Le rapport Coûts des normes et de l’enchevêtrement des compétences, remis par Boris Ravignon, maire de Charleville-Mézières et président d'Ardenne Métropole, pointe "un niveau de complexité préjudiciable" du partage des compétences entre collectivités territoriales et entre l’État et les collectivités. Il en résulte un "enchevêtrement des interventions" qui "altère la lisibilité de l’action publique" locale – source d'une perception confuse des citoyens sur la quasi-totalité des politiques publiques.
Un "millefeuille" territorial coûteux
Le "millefeuille" territorial engendre des coûts annuels estimés par la mission à 6 milliards d'euros (Md€) pour les collectivités et 1,5 milliard d'euros pour l'État, soit 7,5 Md€.
Ces coûts pèsent principalement sur les communes (4,8 Md€), d'une part du fait qu'elles sont les collectivités les plus nombreuses, et d'autre part, parce qu'elles gèrent les écoles, une compétence qui leur impose de se coordonner avec l'État et les autres échelons.
Viennent ensuite les intercommunalités (696 millions d'euros – M€), les départements (355 M€) et les régions (117 M€).
À eux seuls, les coûts liés à la coordination entre les administrations exerçant conjointement une politique publique représentent 85% du coût annuel de l'enchevêtrement des compétences. Parmi les compétences dont le partage coûte le plus cher, la mission cite l'enseignement (1,2 Md€), l'urbanisme (819,5 M€) et la voirie (566 M€).
Les financements croisés, qui correspondent aux flux entre collectivités ou avec l'État, principalement sous la forme de subventions aux investissements locaux, représentent "des montants considérables" (14 Mds€) ; leurs coûts de gestion sont estimés à 974 M€.
Pour une décentralisation plus efficace
La mission affirme que "la France n’a pas une catégorie de collectivités à supprimer, une strate d’élus à liquider pour que tout s’arrange". Elle préconise de rendre la décentralisation plus efficace en alignant responsabilités, compétences, moyens partout où cela est possible, par exemple :
- au niveau des départements, en unifiant les responsabilités en matière de grand âge et de handicap, domaines où les services de l'État interviennent encore largement ;
- au niveau des intercommunalités, en procédant à l'unification de la responsabilité de la politique de la ville, et le chef de filât en matière d'équipements culturels et sportifs ;
- en confiant la charge de la tranquillité publique aux communes de plus de 20 000 habitants…

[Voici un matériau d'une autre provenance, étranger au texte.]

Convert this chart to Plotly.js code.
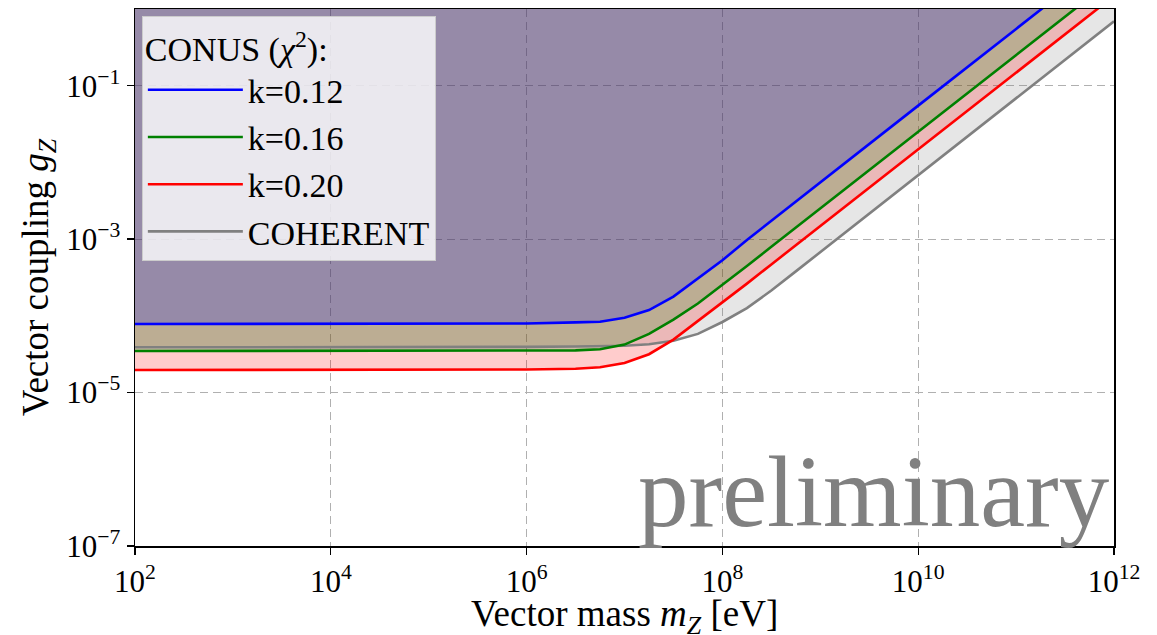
<!DOCTYPE html>
<html>
<head>
<meta charset="utf-8">
<script src="https://cdn.plot.ly/plotly-3.0.1.min.js"></script>
<style>
  html, body { margin: 0; padding: 0; background: #ffffff; }
  #chart { width: 1157px; height: 635px; }
</style>
</head>
<body>
<div id="chart"></div>
<script>
// Vector mass m_Z [eV] (shared sample points for every curve)
const mass = [1e2, 1e4, 1e6, 3.16e6, 5.62e6, 1e7, 1.78e7, 3.16e7, 5.62e7, 1e8, 1.78e8, 3.16e8, 5.62e8, 1e9, 1e10, 1e11, 1e12];

// Vector coupling g_Z limits
const conusK012 = [7.83e-5, 7.83e-5, 7.94e-5, 8.22e-5, 8.39e-5, 9.44e-5, 1.19e-4, 1.78e-4, 3.09e-4, 5.30e-4, 9.77e-4, 1.74e-3, 3.09e-3, 5.50e-3, 5.50e-2, 0.550, 5.50];
const conusK016 = [3.48e-5, 3.48e-5, 3.51e-5, 3.55e-5, 3.67e-5, 4.22e-5, 5.82e-5, 8.91e-5, 1.45e-4, 2.51e-4, 4.47e-4, 7.94e-4, 1.41e-3, 2.51e-3, 2.51e-2, 0.251, 2.51];
const conusK020 = [1.97e-5, 1.97e-5, 2.00e-5, 2.04e-5, 2.14e-5, 2.43e-5, 3.16e-5, 4.90e-5, 8.51e-5, 1.48e-4, 2.63e-4, 4.68e-4, 8.32e-4, 1.48e-3, 1.48e-2, 0.148, 1.48];
const coherent  = [3.89e-5, 3.89e-5, 3.94e-5, 3.98e-5, 4.03e-5, 4.07e-5, 4.27e-5, 4.73e-5, 5.82e-5, 8.32e-5, 1.26e-4, 2.14e-4, 3.80e-4, 6.76e-4, 6.92e-3, 6.92e-2, 0.692];

const seriesNames = ["COHERENT", "k=0.20", "k=0.16", "k=0.12"];
const seriesData = [coherent, conusK020, conusK016, conusK012];
const lineColors = ["#808080", "#ff0000", "#008000", "#0000ff"];
const fillColors = ["rgba(128,128,128,0.2)", "rgba(255,0,0,0.2)", "rgba(0,128,0,0.2)", "rgba(0,0,255,0.2)"];
const legendRanks = [4, 3, 2, 1];

// excluded region extends to the top of the plot
const ceiling = mass.map(() => 10);

const xTickVals = [1e2, 1e4, 1e6, 1e8, 1e10, 1e12];
const xTickText = ["10<sup>2</sup>", "10<sup>4</sup>", "10<sup>6</sup>", "10<sup>8</sup>", "10<sup>10</sup>", "10<sup>12</sup>"];
const yTickVals = [1e-7, 1e-5, 1e-3, 1e-1];
const yTickText = ["10<sup>−7</sup>", "10<sup>−5</sup>", "10<sup>−3</sup>", "10<sup>−1</sup>"];

const FONT = "Liberation Serif, Times New Roman, serif";

const traces = [];
// fills
seriesData.forEach((ys, i) => {
  traces.push({
    x: mass, y: ceiling, mode: "lines", line: {width: 0, color: "rgba(0,0,0,0)"},
    showlegend: false, hoverinfo: "skip"
  });
  traces.push({
    x: mass, y: ys, mode: "lines", line: {width: 0, color: "rgba(0,0,0,0)"},
    fill: "tonexty", fillcolor: fillColors[i],
    showlegend: false, hoverinfo: "skip"
  });
});
// lines
seriesData.forEach((ys, i) => {
  traces.push({
    x: mass, y: ys, mode: "lines", name: seriesNames[i],
    line: {color: lineColors[i], width: 2.6},
    legendrank: legendRanks[i]
  });
});

const axisCommon = {
  type: "log",
  showline: true, linecolor: "#000000", linewidth: 1.5, mirror: true,
  ticks: "outside", ticklen: 7, tickwidth: 1.3, tickcolor: "#000000",
  showgrid: true, gridcolor: "#b0b0b0", gridwidth: 1.2, griddash: "8px,5px",
  zeroline: false,
  tickfont: {family: FONT, size: 31, color: "#000000"},
  tickmode: "array"
};

const layout = {
  width: 1157, height: 635,
  margin: {l: 135, r: 43, t: 9, b: 89},
  paper_bgcolor: "#ffffff", plot_bgcolor: "#ffffff",
  font: {family: FONT, color: "#000000"},
  showlegend: true,
  xaxis: Object.assign({}, axisCommon, {
    range: [2, 12], tickvals: xTickVals, ticktext: xTickText
  }),
  yaxis: Object.assign({}, axisCommon, {
    range: [-7, 0], tickvals: yTickVals, ticktext: yTickText,
    title: {text: "Vector coupling <i>g</i><sub><i>Z</i></sub>", font: {family: FONT, size: 37, color: "#000000"}, standoff: 6}
  }),
  legend: {
    x: 0.007, y: 0.987, xanchor: "left", yanchor: "top",
    bgcolor: "rgba(255,255,255,0.8)", bordercolor: "#cccccc", borderwidth: 1,
    font: {family: FONT, size: 34, color: "#000000"},
    title: {text: "CONUS (<i>χ</i><sup>2</sup>):", font: {family: FONT, size: 34, color: "#000000"}},
    itemwidth: 95, traceorder: "normal"
  },
  annotations: [
    {
      text: "Vector mass <i>m</i><sub><i>Z</i></sub> [eV]", xref: "paper", yref: "paper",
      x: 0.5, y: -0.083, xanchor: "center", yanchor: "top",
      showarrow: false,
      font: {family: FONT, size: 37, color: "#000000"}
    },
    {
      text: "preliminary", xref: "paper", yref: "paper",
      x: 0.998, y: -0.008, xanchor: "right", yanchor: "bottom",
      showarrow: false,
      font: {family: FONT, size: 101, color: "#808080"}
    }
  ]
};

Plotly.newPlot("chart", traces, layout, {displayModeBar: false, staticPlot: true});
</script>
</body>
</html>
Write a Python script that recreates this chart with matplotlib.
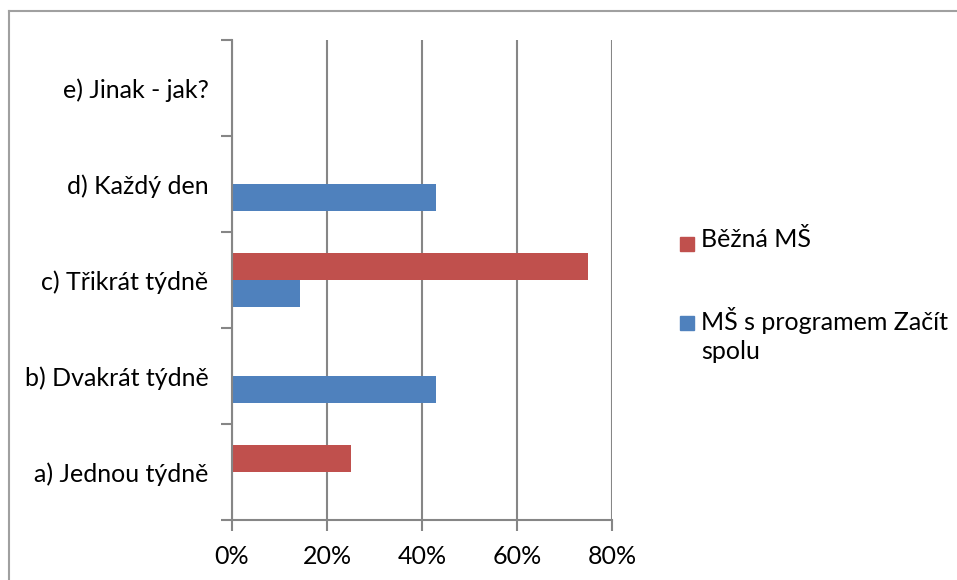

Un nombre important de compétences restent partagées en droit par tous les niveaux d’administration (culture, sport, tourisme…). D'une façon globale, la mission préconise de réviser la liste des compétences partagées afin d’identifier des chefs de file.
La "refondation complète" du financement des collectivités est jugée indispensable ; elle permettrait de dépasser la défiance qui a pu s'instaurer entre les collectivités et l’État, et de revoir profondément le partage des responsabilités et des compétences.
L’État demeure très présent dans les politiques publiques décentralisées (schémas, contractualisation…). En termes de normes applicables aux collectivités, deux axes de progrès sont identifiés :
- un processus de création plus respectueux du principe de libre administration, en tirant un meilleur parti du Conseil national d'évaluation des normes (CNEN) ;
- la simplification des normes existantes, gisement de "gains financiers significatifs".